◆ What this task involves:
Could you transcribe the material below exactly, without leaving out a single line?

━━━ Dataset content ━━━

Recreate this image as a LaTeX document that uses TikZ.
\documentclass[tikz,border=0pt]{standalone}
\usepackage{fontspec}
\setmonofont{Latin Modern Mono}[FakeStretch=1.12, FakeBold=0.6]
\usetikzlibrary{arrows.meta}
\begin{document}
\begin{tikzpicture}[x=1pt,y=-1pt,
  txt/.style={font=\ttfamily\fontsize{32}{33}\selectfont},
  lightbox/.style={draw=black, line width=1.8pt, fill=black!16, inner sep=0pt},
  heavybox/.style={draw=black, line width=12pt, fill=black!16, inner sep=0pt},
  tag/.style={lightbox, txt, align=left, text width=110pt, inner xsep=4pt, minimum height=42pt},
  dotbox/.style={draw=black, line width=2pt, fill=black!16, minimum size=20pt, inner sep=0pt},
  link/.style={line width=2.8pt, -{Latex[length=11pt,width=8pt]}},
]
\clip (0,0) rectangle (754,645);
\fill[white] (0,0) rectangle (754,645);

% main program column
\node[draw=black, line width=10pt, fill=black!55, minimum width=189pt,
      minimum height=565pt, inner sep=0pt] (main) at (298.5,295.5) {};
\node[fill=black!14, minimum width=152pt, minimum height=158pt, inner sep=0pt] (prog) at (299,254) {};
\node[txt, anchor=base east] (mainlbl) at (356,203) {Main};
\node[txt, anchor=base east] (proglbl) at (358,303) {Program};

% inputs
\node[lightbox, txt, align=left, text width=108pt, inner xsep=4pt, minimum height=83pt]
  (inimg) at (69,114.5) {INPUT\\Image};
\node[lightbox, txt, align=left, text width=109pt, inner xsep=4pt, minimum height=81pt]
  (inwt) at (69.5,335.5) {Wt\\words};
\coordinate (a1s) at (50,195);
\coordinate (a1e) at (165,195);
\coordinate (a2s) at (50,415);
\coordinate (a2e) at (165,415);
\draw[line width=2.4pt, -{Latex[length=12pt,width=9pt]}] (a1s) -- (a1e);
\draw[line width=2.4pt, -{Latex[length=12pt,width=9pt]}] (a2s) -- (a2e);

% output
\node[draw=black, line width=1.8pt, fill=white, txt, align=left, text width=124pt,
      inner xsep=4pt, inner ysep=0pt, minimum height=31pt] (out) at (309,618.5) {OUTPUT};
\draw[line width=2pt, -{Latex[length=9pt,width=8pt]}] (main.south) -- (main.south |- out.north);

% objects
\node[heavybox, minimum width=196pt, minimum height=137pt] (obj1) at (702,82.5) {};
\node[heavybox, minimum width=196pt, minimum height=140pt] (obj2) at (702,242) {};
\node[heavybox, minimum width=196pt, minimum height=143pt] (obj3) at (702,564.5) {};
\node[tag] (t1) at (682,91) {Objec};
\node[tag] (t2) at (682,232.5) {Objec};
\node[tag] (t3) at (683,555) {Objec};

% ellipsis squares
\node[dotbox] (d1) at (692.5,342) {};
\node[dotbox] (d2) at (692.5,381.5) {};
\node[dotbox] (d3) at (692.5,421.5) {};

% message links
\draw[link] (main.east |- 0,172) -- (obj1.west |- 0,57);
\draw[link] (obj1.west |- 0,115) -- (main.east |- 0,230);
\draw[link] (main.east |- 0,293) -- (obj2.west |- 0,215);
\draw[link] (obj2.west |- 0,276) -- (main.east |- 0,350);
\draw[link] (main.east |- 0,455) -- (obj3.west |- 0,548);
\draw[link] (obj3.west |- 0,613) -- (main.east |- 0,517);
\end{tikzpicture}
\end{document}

━━━

◆ Exercise response:
Recreate this image as a LaTeX document that uses TikZ.
\documentclass[tikz,border=0pt]{standalone}
\usepackage{fontspec}
\setmonofont{Latin Modern Mono}[FakeStretch=1.12, FakeBold=0.6]
\usetikzlibrary{arrows.meta}
\begin{document}
\begin{tikzpicture}[x=1pt,y=-1pt,
  txt/.style={font=\ttfamily\fontsize{32}{33}\selectfont},
  lightbox/.style={draw=black, line width=1.8pt, fill=black!16, inner sep=0pt},
  heavybox/.style={draw=black, line width=12pt, fill=black!16, inner sep=0pt},
  tag/.style={lightbox, txt, align=left, text width=110pt, inner xsep=4pt, minimum height=42pt},
  dotbox/.style={draw=black, line width=2pt, fill=black!16, minimum size=20pt, inner sep=0pt},
  link/.style={line width=2.8pt, -{Latex[length=11pt,width=8pt]}},
]
\clip (0,0) rectangle (754,645);
\fill[white] (0,0) rectangle (754,645);

% main program column
\node[draw=black, line width=10pt, fill=black!55, minimum width=189pt,
      minimum height=565pt, inner sep=0pt] (main) at (298.5,295.5) {};
\node[fill=black!14, minimum width=152pt, minimum height=158pt, inner sep=0pt] (prog) at (299,254) {};
\node[txt, anchor=base east] (mainlbl) at (356,203) {Main};
\node[txt, anchor=base east] (proglbl) at (358,303) {Program};

% inputs
\node[lightbox, txt, align=left, text width=108pt, inner xsep=4pt, minimum height=83pt]
  (inimg) at (69,114.5) {INPUT\\Image};
\node[lightbox, txt, align=left, text width=109pt, inner xsep=4pt, minimum height=81pt]
  (inwt) at (69.5,335.5) {Wt\\words};
\coordinate (a1s) at (50,195);
\coordinate (a1e) at (165,195);
\coordinate (a2s) at (50,415);
\coordinate (a2e) at (165,415);
\draw[line width=2.4pt, -{Latex[length=12pt,width=9pt]}] (a1s) -- (a1e);
\draw[line width=2.4pt, -{Latex[length=12pt,width=9pt]}] (a2s) -- (a2e);

% output
\node[draw=black, line width=1.8pt, fill=white, txt, align=left, text width=124pt,
      inner xsep=4pt, inner ysep=0pt, minimum height=31pt] (out) at (309,618.5) {OUTPUT};
\draw[line width=2pt, -{Latex[length=9pt,width=8pt]}] (main.south) -- (main.south |- out.north);

% objects
\node[heavybox, minimum width=196pt, minimum height=137pt] (obj1) at (702,82.5) {};
\node[heavybox, minimum width=196pt, minimum height=140pt] (obj2) at (702,242) {};
\node[heavybox, minimum width=196pt, minimum height=143pt] (obj3) at (702,564.5) {};
\node[tag] (t1) at (682,91) {Objec};
\node[tag] (t2) at (682,232.5) {Objec};
\node[tag] (t3) at (683,555) {Objec};

% ellipsis squares
\node[dotbox] (d1) at (692.5,342) {};
\node[dotbox] (d2) at (692.5,381.5) {};
\node[dotbox] (d3) at (692.5,421.5) {};

% message links
\draw[link] (main.east |- 0,172) -- (obj1.west |- 0,57);
\draw[link] (obj1.west |- 0,115) -- (main.east |- 0,230);
\draw[link] (main.east |- 0,293) -- (obj2.west |- 0,215);
\draw[link] (obj2.west |- 0,276) -- (main.east |- 0,350);
\draw[link] (main.east |- 0,455) -- (obj3.west |- 0,548);
\draw[link] (obj3.west |- 0,613) -- (main.east |- 0,517);
\end{tikzpicture}
\end{document}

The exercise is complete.